If you didn't know already, you can upload pictures directly to this site by clicking "Manage Attachments" (which is found right under where you type when you make a post).

Welcome to the forums btw. :ciao:


----------



## ericsdaweedman (May 27, 2007)

thanks buddy.

well at first i started them inside and they started growing so i moved them outside..ok. then.. 3 plants popped up lol so i dunno what to do. should i leave them in the pot or what? whats the best thing to do ?  

My uncle also told me that i need to clip them. hopefully someone can help me with that.

There all 3 smelling like straight dank now so hopefully they grow ok..

i also tried to upload on the site but it said the image was too big.

thanks bubby.


eric..


----------



## Stoney Bud (May 27, 2007)

ericsdaweedman said:
			
		

> tried to upload on the site but it said the image was too big...


 
I resized them and put them into your post.

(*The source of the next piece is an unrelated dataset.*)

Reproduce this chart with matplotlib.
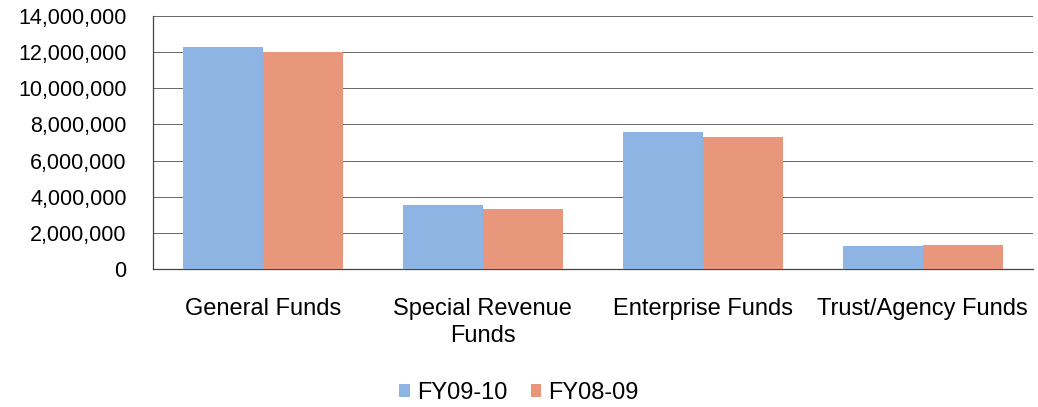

Your camera should have settings that you can use to make your pics smaller.

Lots of software is out there to do that as well.

Thanks,

Stoney.


----------



## ericsdaweedman (May 27, 2007)

thanks stoney.. still learning about website and stuff..

posted new pics in other thread if u wanna see.



			
				Stoney Bud said:
			
		

> I resized them and put them into your post. Your camera should have settings that you can use to make your pics smaller.
> 
> Lots of software is out there to do that as well.
> 
> ...


----------



## Stoney Bud (May 27, 2007)

ericsdaweedman said:
			
		

> thanks stoney.. still learning about website and stuff..
> 
> posted new pics in other thread if u wanna see.


 
I just went by and looked at them.

Good luck man!


----------



## ericsdaweedman (May 29, 2007)

Are they ready to be clipped?


----------



## BSki8950 (May 29, 2007)

clipped ?


----------



## ericsdaweedman (May 29, 2007)

i want them where they dont grow that high..


----------



## Stoney Bud (May 29, 2007)

I would wait until the plants are sexed man. Then you'll know if you have females or males or both.

About week 6 to 8 should show sex. Then you can top them. However, if you top them, it causes side growth. The plants will get bushier. With more than one per/container, it could get crowded. Also, if one is male and one female, you couldn't uproot the male very easy without harming your female in the same container.

It really is easier to have them each in their own container.


----------



## ericsdaweedman (May 29, 2007)

So you think as of now i should put all in different containers.


----------



## parkingjoe (Jun 12, 2007)

yes eric and do it asap easier in the long run


----------